§ **RECORD EXCERPTS**:

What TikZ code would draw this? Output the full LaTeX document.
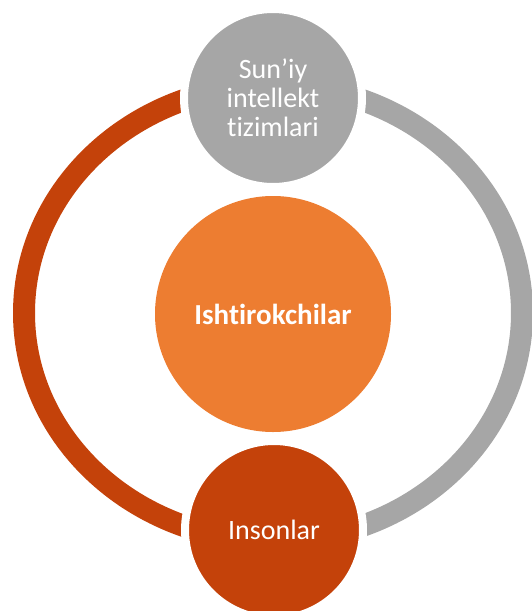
\documentclass[tikz,border=0pt]{standalone}
\usepackage{fontspec}
\setmainfont{Carlito}[Ligatures={NoCommon,TeX}]
\definecolor{ringred}{RGB}{196,66,10}
\definecolor{ringgray}{RGB}{166,166,166}
\definecolor{midorange}{RGB}{237,125,49}
\begin{document}
\begin{tikzpicture}[x=1pt, y=-1pt, line join=round,
	font=\fontsize{28}{29}\selectfont,
	ring/.style={line width=22pt},
	part/.style={circle, draw=white, line width=8pt, minimum size=178pt, inner sep=0pt, text=white, align=center}]
			\useasboundingbox (0,0) rectangle (531,611);
			\coordinate (ringtop) at (273,85);
			\draw[ring, ringred] (ringtop) arc[start angle=90, end angle=270, x radius=249pt, y radius=228pt];
			\draw[ring, ringgray] (ringtop) arc[start angle=90, end angle=-90, x radius=249pt, y radius=228pt];
			\node[part, fill=ringgray] (ai) at (273,98) {Sun'iy\\intellekt\\tizimlari};
			\node[part, fill=ringred] (people) at (274,530) {Insonlar};
			\node[circle, fill=midorange, minimum size=236pt, text=white, font=\fontsize{29}{30}\selectfont\bfseries] (parts) at (273,314) {Ishtirokchilar};
		\end{tikzpicture}
\end{document}
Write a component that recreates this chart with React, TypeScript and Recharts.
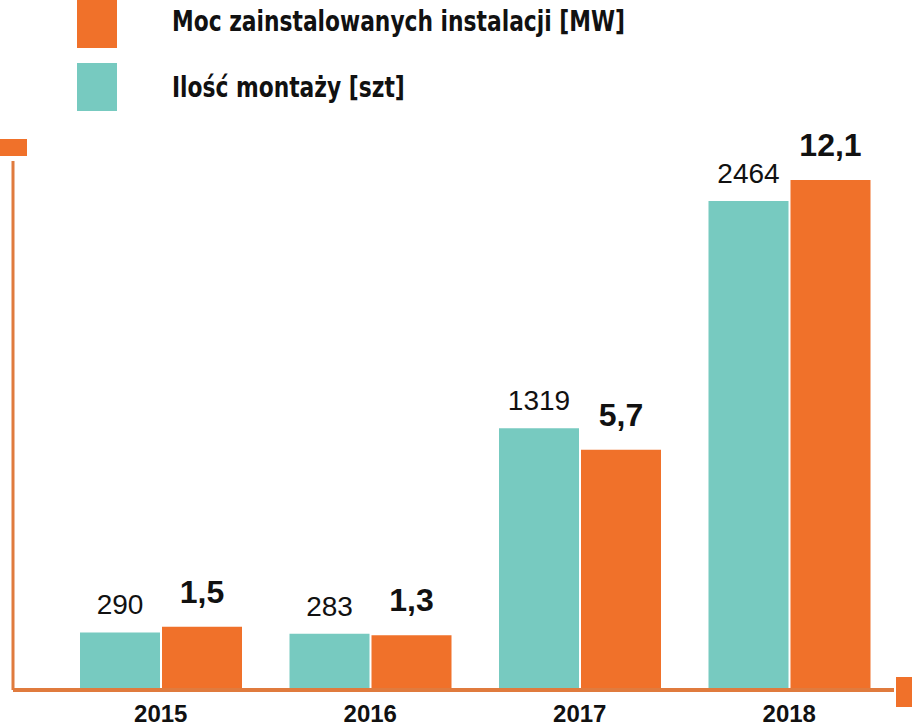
import { BarChart, Bar, XAxis, YAxis, LabelList } from "recharts";

const years = ["2015", "2016", "2017", "2018"];
const montaze = [290, 283, 1319, 2464]; // ilość montaży [szt]
const moc = [1.5, 1.3, 5.7, 12.1]; // moc [MW]

const data = years.map((y, i) => ({ year: y, montaze: montaze[i], moc: moc[i] }));

const ORANGE = "#F0712A";
const TEAL = "#77CAC0";
const AXIS = "#E07B3E";
const SANS = "'Liberation Sans', Arial, sans-serif";
const CONDENSED = "'DejaVu Sans Condensed', 'Liberation Sans', sans-serif";

const legendText: React.CSSProperties = {
    position: "absolute",
    left: 172,
    fontFamily: CONDENSED,
    fontWeight: 700,
    fontSize: 28,
    lineHeight: "32px",
    color: "#111",
    whiteSpace: "nowrap",
    transform: "scaleX(0.865)",
    transformOrigin: "left center",
};

export default function App() {
    return (
        <div style={{ position: "absolute", left: 0, top: 0, width: 912, height: 727, background: "#fff" }}>
            {/* legenda */}
            <div style={{ position: "absolute", left: 77, top: 0, width: 40, height: 48, background: ORANGE }} />
            <div style={{ position: "absolute", left: 77, top: 63, width: 40, height: 48, background: TEAL }} />
            <div style={{ ...legendText, top: 6 }}>Moc zainstalowanych instalacji [MW]</div>
            <div style={{ ...legendText, top: 72 }}>Ilość montaży [szt]</div>

            {/* znaczniki osi */}
            <div style={{ position: "absolute", left: 0, top: 139, width: 27, height: 17, background: ORANGE }} />
            <div style={{ position: "absolute", left: 896, top: 677, width: 16, height: 30, background: ORANGE }} />

            <div style={{ position: "absolute", left: 0, top: 0 }}>
                <BarChart
                    width={912}
                    height={727}
                    data={data}
                    margin={{ top: 161, right: 18, left: 0, bottom: 0 }}
                    barCategoryGap={24}
                    barGap={2}
                >
                    <XAxis
                        dataKey="year"
                        height={37}
                        padding={{ left: 43, right: 0 }}
                        axisLine={{ stroke: AXIS, strokeWidth: 4 }}
                        tickLine={false}
                        tickMargin={9}
                        tick={{ fill: "#111", fontSize: 24, fontWeight: 700, fontFamily: SANS }}
                    />
                    <YAxis
                        yAxisId="szt"
                        width={13}
                        domain={[0, 2665]}
                        tick={false}
                        tickLine={false}
                        axisLine={{ stroke: AXIS, strokeWidth: 3 }}
                    />
                    <YAxis yAxisId="mw" orientation="right" domain={[0, 12.55]} hide />
                    <Bar yAxisId="szt" dataKey="montaze" fill={TEAL} barSize={80} isAnimationActive={false}>
                        <LabelList
                            dataKey="montaze"
                            position="top"
                            offset={18}
                            fill="#111"
                            fontSize={28}
                            fontFamily={SANS}
                        />
                    </Bar>
                    <Bar yAxisId="mw" dataKey="moc" fill={ORANGE} barSize={80} isAnimationActive={false}>
                        <LabelList
                            dataKey="moc"
                            position="top"
                            offset={24}
                            fill="#111"
                            fontSize={32}
                            fontWeight={700}
                            fontFamily={SANS}
                            formatter={(v: number) => String(v).replace(".", ",")}
                        />
                    </Bar>
                </BarChart>
            </div>
        </div>
    );
}
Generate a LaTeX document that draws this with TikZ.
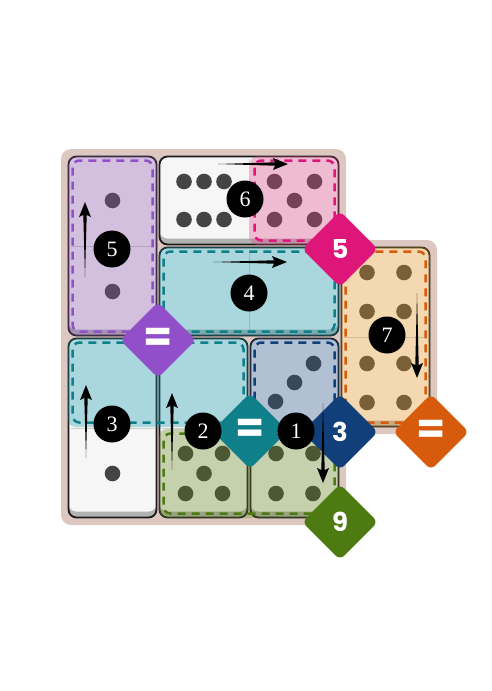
\documentclass[tikz,border=0pt]{standalone}
\usepackage{fontspec}
\newfontfamily\dfont{Poppins}
\newfontfamily\nfont{Liberation Serif}
\usetikzlibrary{shapes.geometric}
\definecolor{board}{HTML}{DCC7C1}
\definecolor{tilewhite}{HTML}{F6F6F6}
\definecolor{tileshade}{HTML}{B2B2B2}
\definecolor{tileline}{HTML}{1C1C1C}
\definecolor{pipc}{HTML}{444444}
% region fills (drawn translucent)
\definecolor{fPurple}{HTML}{8A51AC}
\definecolor{fPink}{HTML}{E24081}
\definecolor{fCyan}{HTML}{0998A9}
\definecolor{fOrange}{HTML}{EE9B1D}
\definecolor{fBlue}{HTML}{23518A}
\definecolor{fGreen}{HTML}{5F8415}
% constraint colours
\definecolor{cPurple}{HTML}{9150C9}
\definecolor{cPink}{HTML}{DF167A}
\definecolor{cTeal}{HTML}{0F7F8A}
\definecolor{cNavy}{HTML}{103F79}
\definecolor{cOrange}{HTML}{D85B0D}
\definecolor{cGreen}{HTML}{4D7A11}
\newcommand\mytile[4]{%
  \fill[tileshade, rounded corners=8pt] (#1+1.5,#2+1.5) rectangle (#3-1.5,#4-1.5);
  \fill[tilewhite, rounded corners=8pt] (#1+1.5,#2+1.5) rectangle (#3-1.5,#4-7.5);
  \draw[tileline, line width=1.8pt, rounded corners=8pt] (#1+1.5,#2+1.5) rectangle (#3-1.5,#4-1.5);}
\newcommand\myregion[6]{%
  \fill[#5, fill opacity=0.32, rounded corners=8pt] (#1+1,#2+1) rectangle (#3-1,#4-1);
  \draw[#6, line width=2.5pt, dash pattern=on 8pt off 6pt, rounded corners=7pt] (#1+5.5,#2+5.5) rectangle (#3-5.5,#4-5.5);}
\newcommand\pip[2]{\fill[pipc] (#1,#2) circle[radius=7.8];}
\tikzset{
  numc/.style={circle, fill=black, text=white, minimum size=37pt, inner sep=0pt,
    font=\nfont\fontsize{22}{22}\selectfont},
  dia/.style={diamond, aspect=1, minimum size=76pt, inner sep=0pt, rounded corners=6pt,
    text=white, font=\dfont\bfseries\fontsize{26}{26}\selectfont},
  diaeq/.style={dia, font=\dfont\bfseries\fontsize{42}{42}\selectfont},
  divider/.style={gray, line width=0.6pt, opacity=0.35},
  pics/tarr/.style={code={\fill[black] (0,0) -- (#1-13,1.7) -- (#1-15,6) -- (#1,0) -- (#1-15,-6) -- (#1-13,-1.7) -- cycle;}}
}
\begin{document}
\begin{tikzpicture}[x=1pt,y=-1pt]
\path[use as bounding box] (0,0) rectangle (492,691);
% board
\fill[board, rounded corners=10pt] (61,149) rectangle (346,525);
\fill[board, rounded corners=10pt] (334,240) rectangle (437,434);
% tiles
\mytile{67}{155}{158}{337}
\mytile{158}{155}{340}{246}
\mytile{158}{246}{340}{337}
\mytile{340}{246}{431}{428}
\mytile{67}{337}{158}{519}
\mytile{158}{337}{249}{519}
\mytile{249}{337}{340}{519}
% dividers
\draw[divider] (71,246) -- (154,246);
\draw[divider] (249,159) -- (249,240);
\draw[divider] (249,250) -- (249,331);
\draw[divider] (344,337) -- (427,337);
\draw[divider] (71,428) -- (154,428);
\draw[divider] (162,428) -- (245,428);
\draw[divider] (253,428) -- (336,428);
% pips
\pip{112.5}{200.5}
\pip{112.5}{291.5}
\pip{184}{181.5}\pip{204}{181.5}\pip{224}{181.5}
\pip{184}{219.5}\pip{204}{219.5}\pip{224}{219.5}
\pip{274.5}{181.5}\pip{314.5}{181.5}\pip{294.5}{200.5}\pip{274.5}{219.5}\pip{314.5}{219.5}
\pip{367}{272.5}\pip{404}{272.5}\pip{367}{311.5}\pip{404}{311.5}
\pip{367}{363.5}\pip{404}{363.5}\pip{367}{402.5}\pip{404}{402.5}
\pip{112.5}{473.5}
\pip{185.5}{453.5}\pip{222.5}{453.5}\pip{204}{473.5}\pip{185.5}{493.5}\pip{222.5}{493.5}
\pip{313.5}{363.5}\pip{294.5}{382.5}\pip{275.5}{401.5}
\pip{276}{453.5}\pip{313}{453.5}\pip{276}{493.5}\pip{313}{493.5}
% regions
\myregion{67}{155}{158}{337}{fPurple}{cPurple}
\myregion{249}{155}{340}{246}{fPink}{cPink}
\myregion{158}{246}{340}{337}{fCyan}{cTeal}
\myregion{340}{246}{431}{428}{fOrange}{cOrange}
\myregion{67}{337}{249}{428}{fCyan}{cTeal}
\myregion{249}{337}{340}{428}{fBlue}{cNavy}
\myregion{158}{428}{340}{519}{fGreen}{cGreen}
% constraint diamonds
\node[diaeq, fill=cPurple] (dpurple) at (158,340) {=};
\node[dia, fill=cPink] (dpink) at (340,249) {5};
\node[diaeq, fill=cTeal] (dteal) at (250,431) {=};
\node[dia, fill=cNavy] (dnavy) at (340,432) {3};
\node[diaeq, fill=cOrange] (dorange) at (431,432) {=};
\node[dia, fill=cGreen] (dgreen) at (340,522) {9};
% arrows
\pic[rotate=90] at (85,277) {tarr=75};
\pic at (218,164) {tarr=70};
\pic at (213,262) {tarr=74};
\pic[rotate=-90] at (417,293) {tarr=85};
\pic[rotate=90] at (86,458) {tarr=73};
\pic[rotate=90] at (172,470) {tarr=77};
\pic[rotate=-90] at (323,403) {tarr=80};
% domino numbers
\node[numc] (n5) at (112,249) {5};
\node[numc] (n6) at (245,199) {6};
\node[numc] (n4) at (249,293) {4};
\node[numc] (n7) at (387,335) {7};
\node[numc] (n3) at (112,424) {3};
\node[numc] (n2) at (203,431) {2};
\node[numc] (n1) at (296,431) {1};
\end{tikzpicture}
\end{document}
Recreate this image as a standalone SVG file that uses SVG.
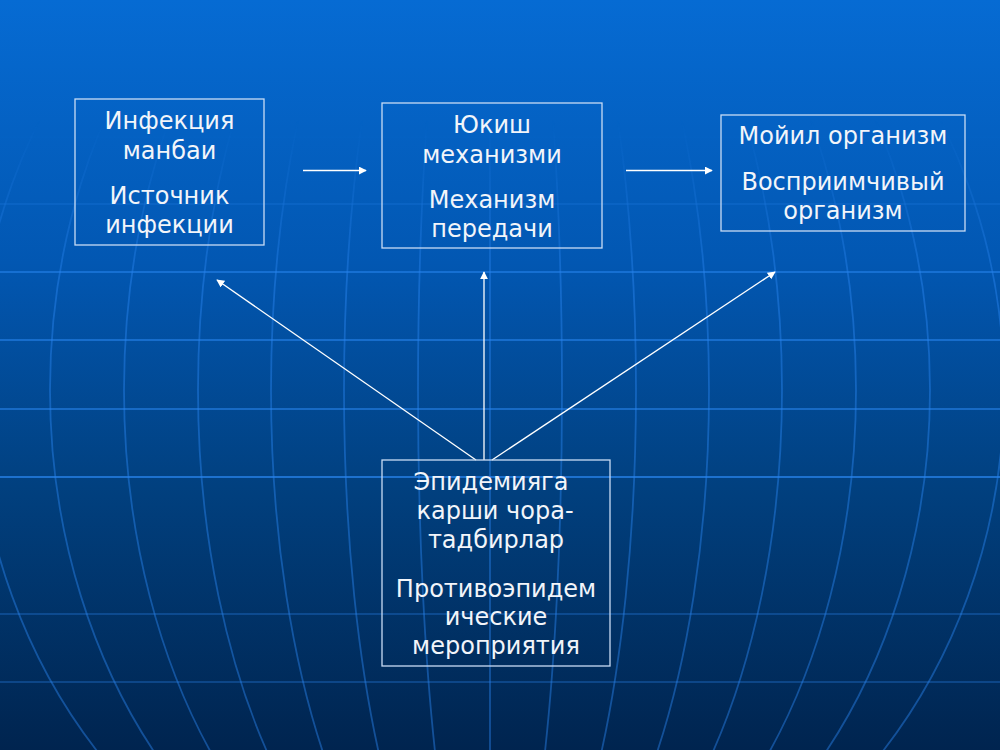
<svg xmlns="http://www.w3.org/2000/svg" width="1000" height="750" viewBox="0 0 1000 750">
  <defs>
    <linearGradient id="bg" x1="0" y1="0" x2="0" y2="1">
      <stop offset="0" stop-color="#066bd3"/>
      <stop offset="0.35" stop-color="#0257b2"/>
      <stop offset="0.65" stop-color="#01407f"/>
      <stop offset="1" stop-color="#00244f"/>
    </linearGradient>
    <linearGradient id="fade" x1="0" y1="0" x2="0" y2="1">
      <stop offset="0" stop-color="#000"/>
      <stop offset="0.16" stop-color="#000"/>
      <stop offset="0.37" stop-color="#fff"/>
      <stop offset="1" stop-color="#fff"/>
    </linearGradient>
    <mask id="gridMask" maskUnits="userSpaceOnUse" x="0" y="0" width="1000" height="750">
      <rect x="0" y="0" width="1000" height="750" fill="url(#fade)"/>
    </mask>
    <marker id="arrow" viewBox="0 0 10 10" refX="9" refY="5" markerWidth="8" markerHeight="8" markerUnits="userSpaceOnUse" orient="auto">
      <path d="M0,0 L10,5 L0,10 z" fill="#ffffff"/>
    </marker>
    <style>
      .grid { fill: none; stroke: #2a86f0; stroke-width: 2; stroke-opacity: 0.55; }
      .mer { stroke-width: 1.8; stroke-opacity: 0.45; }
      .box { fill: none; stroke: #c9dcf5; stroke-width: 1.3; }
      .lbl { font-family: "DejaVu Sans", Verdana, sans-serif; font-size: 24px; fill: #f2f5fa; text-anchor: middle; }
      .conn { stroke: #ffffff; stroke-width: 1.3; fill: none; marker-end: url(#arrow); }
    </style>
  </defs>

  <rect x="0" y="0" width="1000" height="750" fill="url(#bg)"/>

  <g id="globe" mask="url(#gridMask)">
    <g class="grid">
      <line x1="0" y1="137" x2="1000" y2="137" stroke-opacity="0.3"/>
      <line x1="0" y1="204" x2="1000" y2="204" stroke-opacity="0.35"/>
      <line x1="0" y1="272" x2="1000" y2="272"/>
      <line x1="0" y1="340" x2="1000" y2="340"/>
      <line x1="0" y1="409" x2="1000" y2="409"/>
      <line x1="0" y1="477" x2="1000" y2="477" stroke-opacity="0.7"/>
      <line x1="0" y1="614" x2="1000" y2="614" stroke-opacity="0.3"/>
      <line x1="0" y1="682" x2="1000" y2="682" stroke-opacity="0.3"/>
    </g>
    <g class="grid mer">
      <line x1="490" y1="0" x2="490" y2="750"/>
      <ellipse cx="490" cy="390" rx="72" ry="560"/>
      <ellipse cx="490" cy="390" rx="146" ry="560"/>
      <ellipse cx="490" cy="390" rx="219" ry="560"/>
      <ellipse cx="490" cy="390" rx="292" ry="560"/>
      <ellipse cx="490" cy="390" rx="366" ry="560"/>
      <ellipse cx="490" cy="390" rx="440" ry="560"/>
      <ellipse cx="490" cy="390" rx="514" ry="560"/>
    </g>
  </g>

  <g id="connectors">
    <line class="conn" x1="303" y1="170.5" x2="366" y2="170.5"/>
    <line class="conn" x1="626" y1="170.5" x2="712" y2="170.5"/>
    <line class="conn" x1="476" y1="460" x2="217" y2="280"/>
    <line class="conn" x1="484" y1="460" x2="484" y2="272"/>
    <line class="conn" x1="492" y1="460" x2="775" y2="272"/>
  </g>

  <g id="node-source">
    <rect class="box" x="75" y="99" width="189" height="146"/>
    <text class="lbl" x="169.5" y="129">Инфекция</text>
    <text class="lbl" x="169.5" y="159">манбаи</text>
    <text class="lbl" x="169.5" y="204">Источник</text>
    <text class="lbl" x="169.5" y="233">инфекции</text>
  </g>

  <g id="node-mechanism">
    <rect class="box" x="382" y="103" width="220" height="145"/>
    <text class="lbl" x="492" y="133">Юкиш</text>
    <text class="lbl" x="492" y="163">механизми</text>
    <text class="lbl" x="492" y="208">Механизм</text>
    <text class="lbl" x="492" y="237">передачи</text>
  </g>

  <g id="node-organism">
    <rect class="box" x="721" y="115" width="244" height="116"/>
    <text class="lbl" x="843" y="144">Мойил организм</text>
    <text class="lbl" x="843" y="190">Восприимчивый</text>
    <text class="lbl" x="843" y="219">организм</text>
  </g>

  <g id="node-measures">
    <rect class="box" x="382" y="460" width="228" height="206"/>
    <text class="lbl" x="491" y="490">Эпидемияга</text>
    <text class="lbl" x="495" y="519">карши чора-</text>
    <text class="lbl" x="496" y="548">тадбирлар</text>
    <text class="lbl" x="496" y="597">Противоэпидем</text>
    <text class="lbl" x="496" y="625">ические</text>
    <text class="lbl" x="496" y="654">мероприятия</text>
  </g>
</svg>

§ **TASK DIRECTIONS**: Output word for word the lines running from the one containing "Write a component" to the one containing "Sans Condensed', 'Liberation", both included, leaving out the pictures.

§ **WRITTEN ANSWER**:
Write a component that recreates this chart with React, TypeScript and Recharts.
import { BarChart, Bar, XAxis, YAxis, LabelList } from "recharts";

const years = ["2015", "2016", "2017", "2018"];
const montaze = [290, 283, 1319, 2464]; // ilość montaży [szt]
const moc = [1.5, 1.3, 5.7, 12.1]; // moc [MW]

const data = years.map((y, i) => ({ year: y, montaze: montaze[i], moc: moc[i] }));

const ORANGE = "#F0712A";
const TEAL = "#77CAC0";
const AXIS = "#E07B3E";
const SANS = "'Liberation Sans', Arial, sans-serif";
const CONDENSED = "'DejaVu Sans Condensed', 'Liberation Sans', sans-serif";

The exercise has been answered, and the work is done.